Apple announced that it will ban the use of benzene and n-hexane in the final assembly of its electronics as part of a renewed effort to eliminate unsafe work conditions since the addition of ex-EPA chief Lisa Jackson as v.p./environmental initiatives in May 2013. Apple previously phased out the use of polyvinyl chloride in its power cords, as well as mercury in its displays and brominated flame retardants in enclosures. “Our history proves that the electronics industry can make use of green chemistry,” Jackson says. “It’s time now to do even better, and we are eager to take on this challenge.”
Around the Web:
European stocks inched higher on Thursday, turning positive after Russian President Vladimir Putin made comments seen as conciliatory, though gains were limited by weak German and French economic data, according to Reuters. Data showed Germany's economy suffered a surprise contraction—its first in more than a year—in the three months to June, and France slashed its growth forecasts for this year and next after its economy failed to grow in the second quarter.
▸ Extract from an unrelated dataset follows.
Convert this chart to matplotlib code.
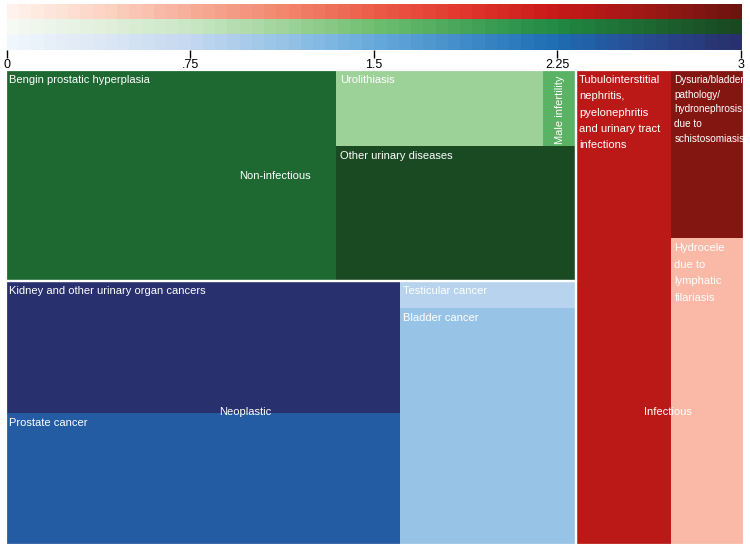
import numpy as np
import matplotlib
matplotlib.use('Agg')
import matplotlib.pyplot as plt
from matplotlib.patches import Rectangle
from matplotlib.colors import LinearSegmentedColormap

plt.rcParams['font.family'] = ['Liberation Sans Narrow', 'Liberation Sans', 'DejaVu Sans']

# leaf causes (share of burden) and colour value on the 0-3 scale
labels = ['Bengin prostatic hyperplasia', 'Urolithiasis', 'Male infertility',
          'Other urinary diseases', 'Kidney and other urinary organ cancers',
          'Prostate cancer', 'Testicular cancer', 'Bladder cancer',
          'Tubulointerstitial\nnephritis,\npyelonephritis\nand urinary tract\ninfections',
          'Dysuria/bladder\npathology/\nhydronephrosis\ndue to\nschistosomiasis',
          'Hydrocele\ndue to\nlymphatic\nfilariasis']
values = [19.9, 4.5, 0.7, 9.2, 14.8, 14.8, 1.35, 11.9, 12.9, 3.5, 6.4]
scale_vals = [2.63, 1.15, 1.69, 2.97, 3.0, 2.44, 0.85, 1.12, 2.37, 2.83, 0.63]
group_of = [0, 0, 0, 0, 1, 1, 1, 1, 2, 2, 2]

group_names = ['Non-infectious', 'Neoplastic', 'Infectious']
group_label_pos = [(0.472, 0.5), (0.42, 0.496), (0.548, 0.72)]

# nesting of the treemap: 'h' splits left-right, 'v' splits top-bottom
tree = ('h', [('v', [('h', [0, ('v', [('h', [1, 2]), 3])]),
                     ('h', [('v', [4, 5]), ('v', [6, 7])])]),
              ('h', [8, ('v', [9, 10])])])

# colour ramps (0, .375, .75, 1.125, 1.5, 1.875, 2.25, 2.625, 3)
reds = [(255, 242, 236), (252, 212, 196), (247, 172, 150), (242, 135, 110), (236, 92, 72),
        (225, 55, 45), (200, 25, 25), (160, 24, 22), (110, 20, 15)]
greens = [(245, 250, 243), (225, 240, 220), (200, 230, 195), (160, 212, 155), (112, 191, 112),
          (70, 165, 90), (33, 138, 68), (30, 105, 50), (25, 72, 33)]
blues = [(240, 246, 253), (220, 232, 245), (195, 216, 240), (150, 195, 230), (103, 170, 220),
         (65, 140, 200), (30, 110, 180), (40, 75, 145), (40, 48, 110)]


def ramp(name, cols):
    return LinearSegmentedColormap.from_list(name, [tuple(c / 255 for c in col) for col in cols])


cmaps = [ramp('g', greens), ramp('b', blues), ramp('r', reds)]


def total(node):
    if isinstance(node, int):
        return values[node]
    return sum(total(c) for c in node[1])


def layout(node, x, y, w, h, out):
    if isinstance(node, int):
        out[node] = (x, y, w, h)
        return
    d, kids = node
    tot = total(node)
    for k in kids:
        f = total(k) / tot
        if d == 'h':
            layout(k, x, y, w * f, h, out)
            x += w * f
        else:
            layout(k, x, y, w, h * f, out)
            y += h * f


rects = {}
layout(tree, 0, 0, 1, 1, rects)

fig = plt.figure(figsize=(7.5, 5.49), dpi=100)

# colour scale on top
cax = fig.add_axes([0.0093, 0.909, 0.9787, 0.0838])
steps = np.linspace(0, 1, 60)
img = np.stack([cmaps[2](steps), cmaps[0](steps), cmaps[1](steps)])
cax.imshow(img, aspect='auto', extent=[0, 3, 0, 3], interpolation='nearest')
cax.set_xticks([0, 0.75, 1.5, 2.25, 3])
cax.set_xticklabels(['0', '.75', '1.5', '2.25', '3'], fontsize=9)
cax.set_yticks([])
cax.tick_params(axis='x', direction='out', length=6, width=1, pad=0.5)
for s in cax.spines.values():
    s.set_visible(False)

ax = fig.add_axes([0.008, 0.0073, 0.984, 0.8652])
ax.set_xlim(0, 1)
ax.set_ylim(1, 0)
ax.axis('off')

for i, lab in enumerate(labels):
    x, y, w, h = rects[i]
    cmap = cmaps[group_of[i]]
    ax.add_patch(Rectangle((x, y), w, h, facecolor=cmap(scale_vals[i] / 3),
                           edgecolor='none', linewidth=0))
    if lab == 'Male infertility':
        ax.annotate(lab, (x + w / 2, y), xytext=(0, -4), textcoords='offset points',
                    rotation=90, ha='center', va='top', color='white', fontsize=8)
        continue
    fs, ls = 8, 1.8
    if lab.startswith('Dysuria'):
        fs, ls = 7.2, 1.6
    elif lab.startswith('Hydrocele'):
        ls = 1.85
    ax.annotate(lab, (x, y), xytext=(2.5, -3.5), textcoords='offset points',
                ha='left', va='top', color='white', fontsize=fs, linespacing=ls)

for g, name in enumerate(group_names):
    rs = [rects[i] for i in range(len(labels)) if group_of[i] == g]
    x0 = min(r[0] for r in rs)
    y0 = min(r[1] for r in rs)
    x1 = max(r[0] + r[2] for r in rs)
    y1 = max(r[1] + r[3] for r in rs)
    ax.add_patch(Rectangle((x0, y0), x1 - x0, y1 - y0, fill=False,
                           edgecolor='white', linewidth=1.6))
    fx, fy = group_label_pos[g]
    ax.text(x0 + fx * (x1 - x0), y0 + fy * (y1 - y0), name, ha='center', va='center',
            color='white', fontsize=8)

fig.savefig('out.png', dpi=100)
By Thursday afternoon, the pan-European FTSEurofirst 300 index was 0.2% higher at 1,328.24 points, adding to this week's tentative rebound.
Scientists at Brown University’s Center for Capture and Conversion of CO2 have discovered that copper foam could provide a new way of converting excess CO2 into useful industrial chemicals, including formic acid, according to News from Brown. A catalyst made from a foamy form of copper has vastly different electrochemical properties from catalysts made with smooth copper in reactions involving carbon dioxide, a new study shows. The research suggests that copper foams could provide a new way of converting excess CO2 into useful industrial chemicals.
Reuters says US retail sales unexpectedly stalled in July, pointing to some loss of momentum in the economy early in the third quarter. But with job growth holding sturdy, sales activity was likely to rebound in the coming months, economists said. The Commerce Department said on Wednesday that retail sales, which had increased 0.2% in June, were in part held back by a second straight month of declines in receipts at auto dealers. July's reading was the weakest since January.